» **A run of records**:
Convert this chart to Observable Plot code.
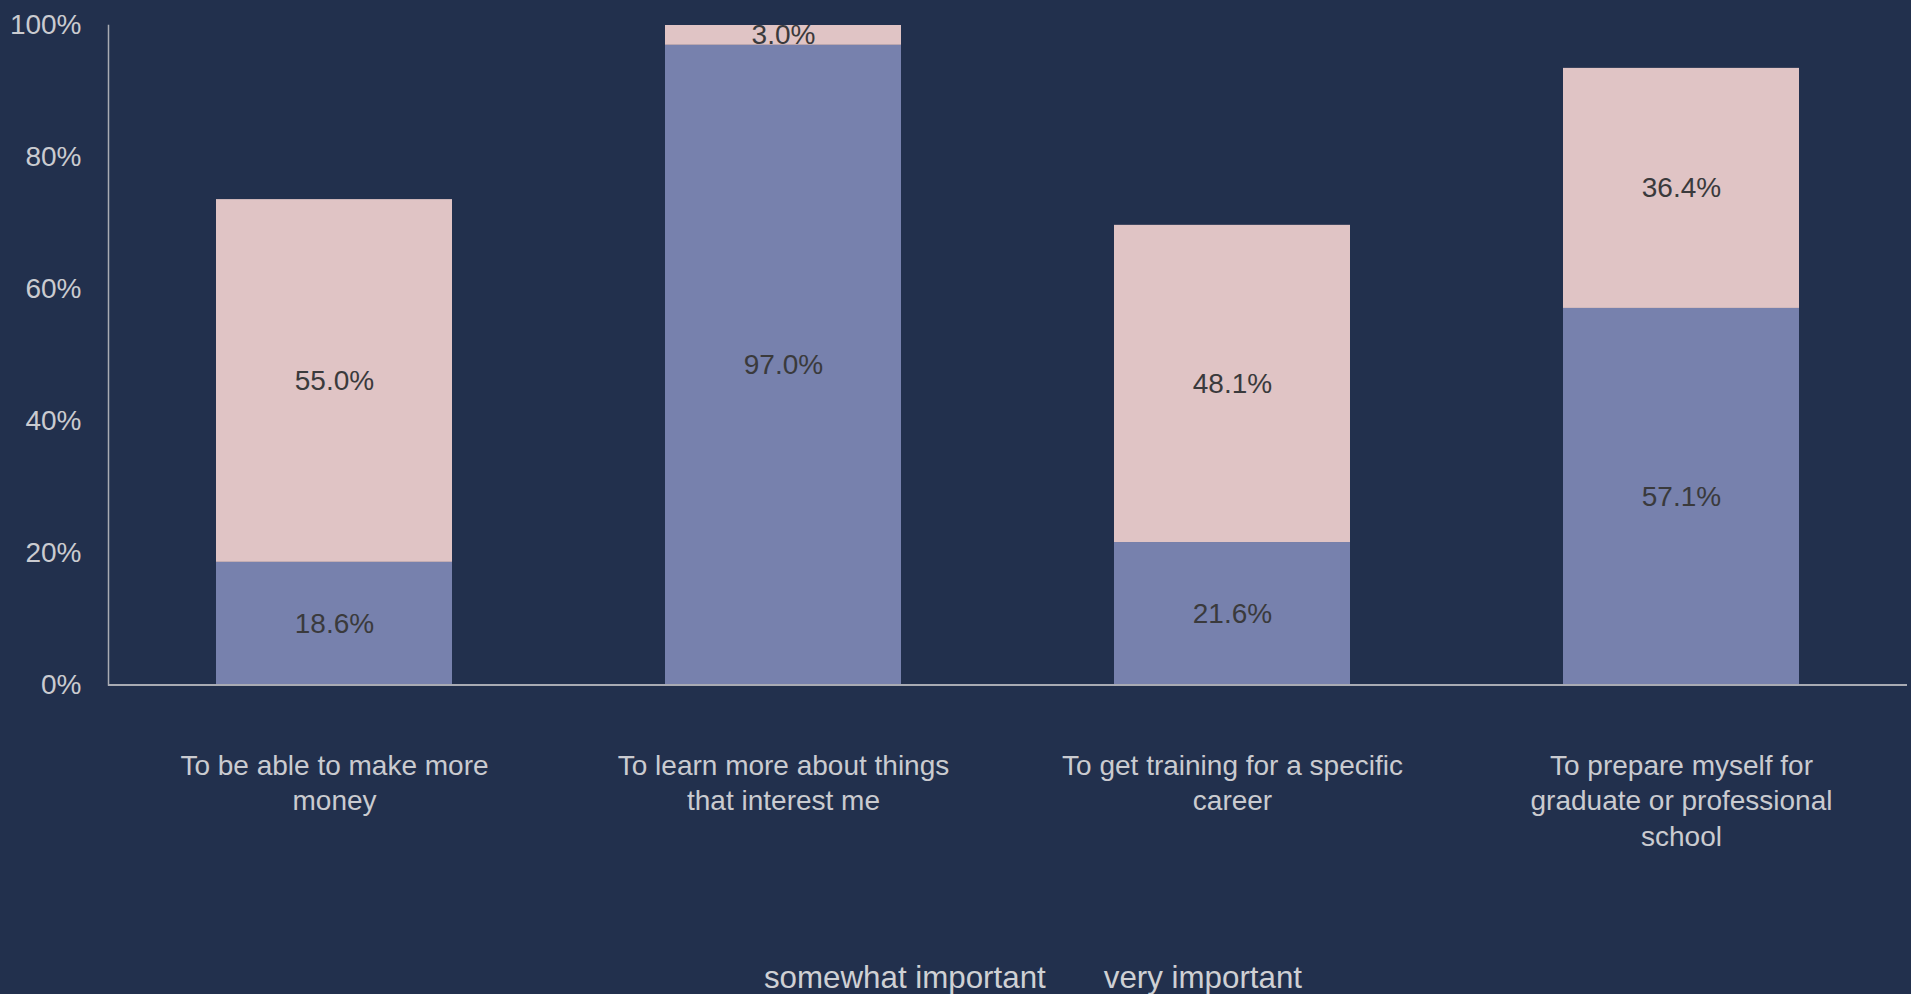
<!DOCTYPE html>
<html>
<head>
<meta charset="utf-8">
<script src="https://cdn.jsdelivr.net/npm/d3@7"></script>
<script src="https://cdn.jsdelivr.net/npm/@observablehq/plot@0.6"></script>
<style>
  html, body { margin: 0; padding: 0; background: #22304d; }
  #chart svg { display: block; }
  #legend {
    height: 40px; line-height: 48px; display: flex; justify-content: center;
    gap: 58px; padding-left: 155px;
    font-family: "Liberation Sans", Arial, sans-serif;
    font-size: 31.3px; color: #cfd0d4;
  }
</style>
</head>
<body>
<div id="chart"></div>
<div id="legend"></div>
<script>
const categories = [
  "To be able to make more money",
  "To learn more about things that interest me",
  "To get training for a specific career",
  "To prepare myself for graduate or professional school"
];
const categoryLabels = [
  "To be able to make more\nmoney",
  "To learn more about things\nthat interest me",
  "To get training for a specific\ncareer",
  "To prepare myself for\ngraduate or professional\nschool"
];
const seriesNames = ["somewhat important", "very important"];
const somewhatImportant = [18.6, 97.0, 21.6, 57.1];
const veryImportant = [55.0, 3.0, 48.1, 36.4];
const yTicks = [0, 20, 40, 60, 80, 100];
const seriesColors = ["#7781ad", "#e0c4c5"];

const data = [];
categories.forEach((c, i) => data.push({category: c, series: seriesNames[0], value: somewhatImportant[i]}));
categories.forEach((c, i) => data.push({category: c, series: seriesNames[1], value: veryImportant[i]}));
const labelOf = new Map(categories.map((c, i) => [c, categoryLabels[i]]));

const chart = Plot.plot({
  width: 1911,
  height: 954,
  marginTop: 25,
  marginBottom: 269.5,
  marginLeft: 108,
  marginRight: 4,
  style: {background: "transparent", fontFamily: "'Liberation Sans', Arial, sans-serif"},
  x: {domain: categories, paddingInner: 0.475, paddingOuter: 0.2375, align: 0.5},
  y: {domain: [0, 100]},
  color: {domain: seriesNames, range: seriesColors},
  marks: [
    Plot.barY(data, {x: "category", y: "value", fill: "series"}),
    Plot.text(data, Plot.stackY({
      x: "category", y: "value", z: "series",
      text: d => d.value.toFixed(1) + "%",
      fill: "#3a3a3c", fontSize: 28
    })),
    Plot.axisY({ticks: yTicks, tickFormat: d => d + "%", tickSize: 0, tickPadding: 27,
      fontSize: 28, color: "#cacbd0", label: null}),
    Plot.axisX({tickSize: 0, tickPadding: 65, fontSize: 28, lineHeight: 1.26,
      color: "#cacbd0", label: null, tickFormat: d => labelOf.get(d)}),
    Plot.frame({anchor: "left", stroke: "#a9abb3", strokeWidth: 1.5}),
    Plot.ruleY([0], {stroke: "#a9abb3", strokeWidth: 2})
  ]
});
document.getElementById("chart").appendChild(chart);

const legend = document.getElementById("legend");
seriesNames.forEach(s => {
  const span = document.createElement("span");
  span.textContent = s;
  legend.appendChild(span);
});
</script>
</body>
</html>
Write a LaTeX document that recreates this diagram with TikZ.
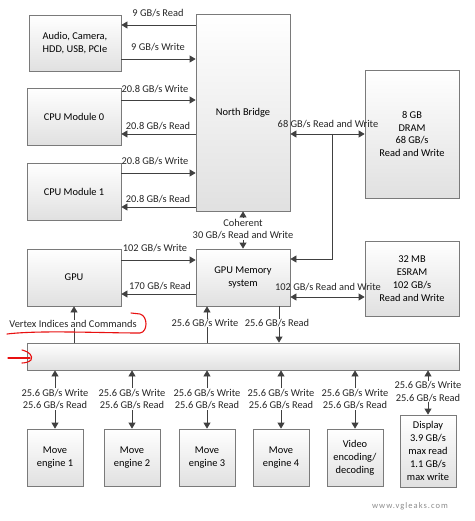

» **SHORT TASK**: Write out each entry exactly as given, but skip the pictures.

» **FULL ANSWER**:
Convert this chart to Observable Plot code.
<!DOCTYPE html>
<html>
<head>
<meta charset="utf-8">
<script src="https://cdn.jsdelivr.net/npm/d3@7"></script>
<script src="https://cdn.jsdelivr.net/npm/@observablehq/plot@0.6"></script>
<style>
  html, body { margin: 0; padding: 0; background: #22304d; }
  #chart svg { display: block; }
  #legend {
    height: 40px; line-height: 48px; display: flex; justify-content: center;
    gap: 58px; padding-left: 155px;
    font-family: "Liberation Sans", Arial, sans-serif;
    font-size: 31.3px; color: #cfd0d4;
  }
</style>
</head>
<body>
<div id="chart"></div>
<div id="legend"></div>
<script>
const categories = [
  "To be able to make more money",
  "To learn more about things that interest me",
  "To get training for a specific career",
  "To prepare myself for graduate or professional school"
];
const categoryLabels = [
  "To be able to make more\nmoney",
  "To learn more about things\nthat interest me",
  "To get training for a specific\ncareer",
  "To prepare myself for\ngraduate or professional\nschool"
];
const seriesNames = ["somewhat important", "very important"];
const somewhatImportant = [18.6, 97.0, 21.6, 57.1];
const veryImportant = [55.0, 3.0, 48.1, 36.4];
const yTicks = [0, 20, 40, 60, 80, 100];
const seriesColors = ["#7781ad", "#e0c4c5"];

const data = [];
categories.forEach((c, i) => data.push({category: c, series: seriesNames[0], value: somewhatImportant[i]}));
categories.forEach((c, i) => data.push({category: c, series: seriesNames[1], value: veryImportant[i]}));
const labelOf = new Map(categories.map((c, i) => [c, categoryLabels[i]]));

const chart = Plot.plot({
  width: 1911,
  height: 954,
  marginTop: 25,
  marginBottom: 269.5,
  marginLeft: 108,
  marginRight: 4,
  style: {background: "transparent", fontFamily: "'Liberation Sans', Arial, sans-serif"},
  x: {domain: categories, paddingInner: 0.475, paddingOuter: 0.2375, align: 0.5},
  y: {domain: [0, 100]},
  color: {domain: seriesNames, range: seriesColors},
  marks: [
    Plot.barY(data, {x: "category", y: "value", fill: "series"}),
    Plot.text(data, Plot.stackY({
      x: "category", y: "value", z: "series",
      text: d => d.value.toFixed(1) + "%",
      fill: "#3a3a3c", fontSize: 28
    })),
    Plot.axisY({ticks: yTicks, tickFormat: d => d + "%", tickSize: 0, tickPadding: 27,
      fontSize: 28, color: "#cacbd0", label: null}),
    Plot.axisX({tickSize: 0, tickPadding: 65, fontSize: 28, lineHeight: 1.26,
      color: "#cacbd0", label: null, tickFormat: d => labelOf.get(d)}),
    Plot.frame({anchor: "left", stroke: "#a9abb3", strokeWidth: 1.5}),
    Plot.ruleY([0], {stroke: "#a9abb3", strokeWidth: 2})
  ]
});
document.getElementById("chart").appendChild(chart);

const legend = document.getElementById("legend");
seriesNames.forEach(s => {
  const span = document.createElement("span");
  span.textContent = s;
  legend.appendChild(span);
});
</script>
</body>
</html>
Write a LaTeX document that recreates this diagram with TikZ.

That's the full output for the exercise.